[Provided data]
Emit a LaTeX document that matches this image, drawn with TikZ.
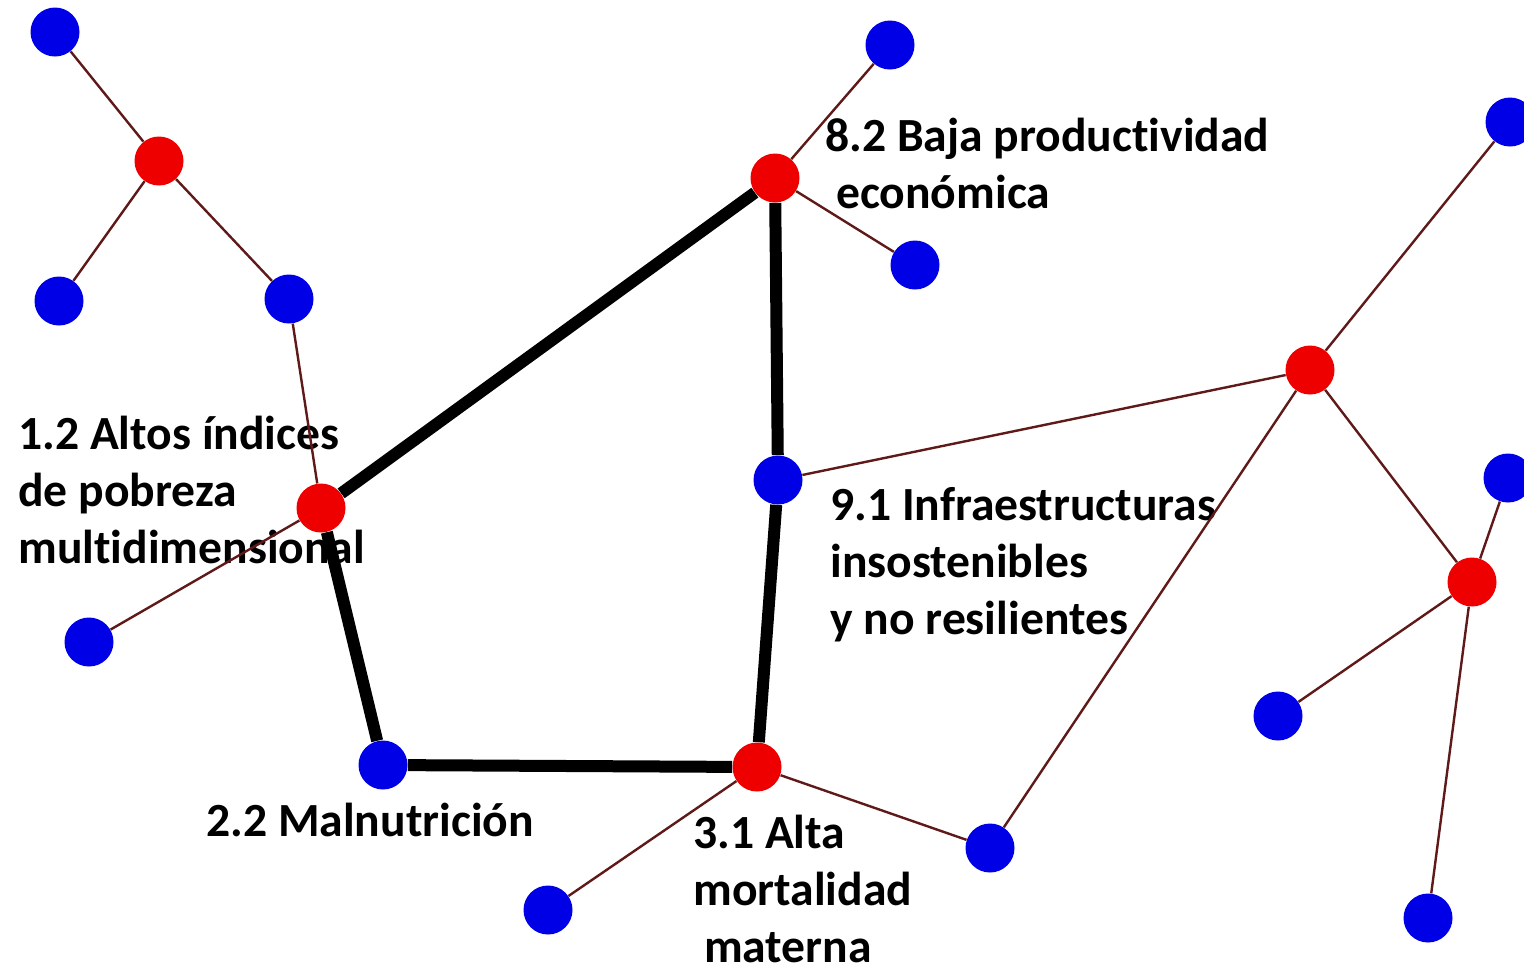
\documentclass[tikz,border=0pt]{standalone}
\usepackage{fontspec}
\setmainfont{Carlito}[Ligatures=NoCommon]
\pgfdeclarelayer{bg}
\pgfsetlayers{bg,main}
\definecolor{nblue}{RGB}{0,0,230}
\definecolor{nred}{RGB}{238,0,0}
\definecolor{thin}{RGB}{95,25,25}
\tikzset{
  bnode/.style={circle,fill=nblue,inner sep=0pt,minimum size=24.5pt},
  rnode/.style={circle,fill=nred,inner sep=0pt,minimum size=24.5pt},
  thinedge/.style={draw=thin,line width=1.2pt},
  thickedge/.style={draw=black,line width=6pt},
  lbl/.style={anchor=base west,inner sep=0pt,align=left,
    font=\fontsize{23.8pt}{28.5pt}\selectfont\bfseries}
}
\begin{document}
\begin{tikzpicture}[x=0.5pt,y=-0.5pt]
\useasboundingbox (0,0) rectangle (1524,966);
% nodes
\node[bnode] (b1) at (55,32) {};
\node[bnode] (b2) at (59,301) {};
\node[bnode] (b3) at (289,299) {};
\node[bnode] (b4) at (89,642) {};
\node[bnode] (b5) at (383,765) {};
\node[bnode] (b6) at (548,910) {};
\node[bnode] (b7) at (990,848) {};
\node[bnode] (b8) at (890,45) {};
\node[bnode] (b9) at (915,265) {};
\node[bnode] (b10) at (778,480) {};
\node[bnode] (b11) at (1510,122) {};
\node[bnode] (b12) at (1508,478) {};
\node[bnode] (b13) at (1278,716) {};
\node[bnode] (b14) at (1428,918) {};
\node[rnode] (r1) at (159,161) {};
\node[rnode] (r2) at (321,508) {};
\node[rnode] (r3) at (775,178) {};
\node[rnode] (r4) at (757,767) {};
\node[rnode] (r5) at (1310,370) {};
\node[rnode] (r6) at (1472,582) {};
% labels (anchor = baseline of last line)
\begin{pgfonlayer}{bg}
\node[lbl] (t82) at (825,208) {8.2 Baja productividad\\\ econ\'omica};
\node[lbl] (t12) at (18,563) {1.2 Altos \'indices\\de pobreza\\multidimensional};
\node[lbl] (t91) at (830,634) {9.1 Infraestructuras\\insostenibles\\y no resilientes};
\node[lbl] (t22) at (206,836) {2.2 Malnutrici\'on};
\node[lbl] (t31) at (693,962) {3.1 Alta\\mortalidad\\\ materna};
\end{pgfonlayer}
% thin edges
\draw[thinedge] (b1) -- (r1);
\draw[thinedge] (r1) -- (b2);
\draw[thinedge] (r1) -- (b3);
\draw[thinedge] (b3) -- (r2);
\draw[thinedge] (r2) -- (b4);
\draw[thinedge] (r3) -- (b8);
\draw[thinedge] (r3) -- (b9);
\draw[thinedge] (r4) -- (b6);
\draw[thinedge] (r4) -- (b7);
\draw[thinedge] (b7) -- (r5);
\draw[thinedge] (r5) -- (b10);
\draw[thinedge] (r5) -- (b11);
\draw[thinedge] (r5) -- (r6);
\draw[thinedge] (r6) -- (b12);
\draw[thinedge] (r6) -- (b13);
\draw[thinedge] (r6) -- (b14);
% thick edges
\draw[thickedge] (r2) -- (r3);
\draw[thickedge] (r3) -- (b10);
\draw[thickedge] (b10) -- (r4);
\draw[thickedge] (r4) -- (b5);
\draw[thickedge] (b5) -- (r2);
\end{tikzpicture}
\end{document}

[Exercise description] Using the data above, write out every line exactly, leaving the images behind.

[Response to this task]
Emit a LaTeX document that matches this image, drawn with TikZ.
\documentclass[tikz,border=0pt]{standalone}
\usepackage{fontspec}
\setmainfont{Carlito}[Ligatures=NoCommon]
\pgfdeclarelayer{bg}
\pgfsetlayers{bg,main}
\definecolor{nblue}{RGB}{0,0,230}
\definecolor{nred}{RGB}{238,0,0}
\definecolor{thin}{RGB}{95,25,25}
\tikzset{
  bnode/.style={circle,fill=nblue,inner sep=0pt,minimum size=24.5pt},
  rnode/.style={circle,fill=nred,inner sep=0pt,minimum size=24.5pt},
  thinedge/.style={draw=thin,line width=1.2pt},
  thickedge/.style={draw=black,line width=6pt},
  lbl/.style={anchor=base west,inner sep=0pt,align=left,
    font=\fontsize{23.8pt}{28.5pt}\selectfont\bfseries}
}
\begin{document}
\begin{tikzpicture}[x=0.5pt,y=-0.5pt]
\useasboundingbox (0,0) rectangle (1524,966);
% nodes
\node[bnode] (b1) at (55,32) {};
\node[bnode] (b2) at (59,301) {};
\node[bnode] (b3) at (289,299) {};
\node[bnode] (b4) at (89,642) {};
\node[bnode] (b5) at (383,765) {};
\node[bnode] (b6) at (548,910) {};
\node[bnode] (b7) at (990,848) {};
\node[bnode] (b8) at (890,45) {};
\node[bnode] (b9) at (915,265) {};
\node[bnode] (b10) at (778,480) {};
\node[bnode] (b11) at (1510,122) {};
\node[bnode] (b12) at (1508,478) {};
\node[bnode] (b13) at (1278,716) {};
\node[bnode] (b14) at (1428,918) {};
\node[rnode] (r1) at (159,161) {};
\node[rnode] (r2) at (321,508) {};
\node[rnode] (r3) at (775,178) {};
\node[rnode] (r4) at (757,767) {};
\node[rnode] (r5) at (1310,370) {};
\node[rnode] (r6) at (1472,582) {};
% labels (anchor = baseline of last line)
\begin{pgfonlayer}{bg}
\node[lbl] (t82) at (825,208) {8.2 Baja productividad\\\ econ\'omica};
\node[lbl] (t12) at (18,563) {1.2 Altos \'indices\\de pobreza\\multidimensional};
\node[lbl] (t91) at (830,634) {9.1 Infraestructuras\\insostenibles\\y no resilientes};
\node[lbl] (t22) at (206,836) {2.2 Malnutrici\'on};
\node[lbl] (t31) at (693,962) {3.1 Alta\\mortalidad\\\ materna};
\end{pgfonlayer}
% thin edges
\draw[thinedge] (b1) -- (r1);
\draw[thinedge] (r1) -- (b2);
\draw[thinedge] (r1) -- (b3);
\draw[thinedge] (b3) -- (r2);
\draw[thinedge] (r2) -- (b4);
\draw[thinedge] (r3) -- (b8);
\draw[thinedge] (r3) -- (b9);
\draw[thinedge] (r4) -- (b6);
\draw[thinedge] (r4) -- (b7);
\draw[thinedge] (b7) -- (r5);
\draw[thinedge] (r5) -- (b10);
\draw[thinedge] (r5) -- (b11);
\draw[thinedge] (r5) -- (r6);
\draw[thinedge] (r6) -- (b12);
\draw[thinedge] (r6) -- (b13);
\draw[thinedge] (r6) -- (b14);
% thick edges
\draw[thickedge] (r2) -- (r3);
\draw[thickedge] (r3) -- (b10);
\draw[thickedge] (b10) -- (r4);
\draw[thickedge] (r4) -- (b5);
\draw[thickedge] (b5) -- (r2);
\end{tikzpicture}
\end{document}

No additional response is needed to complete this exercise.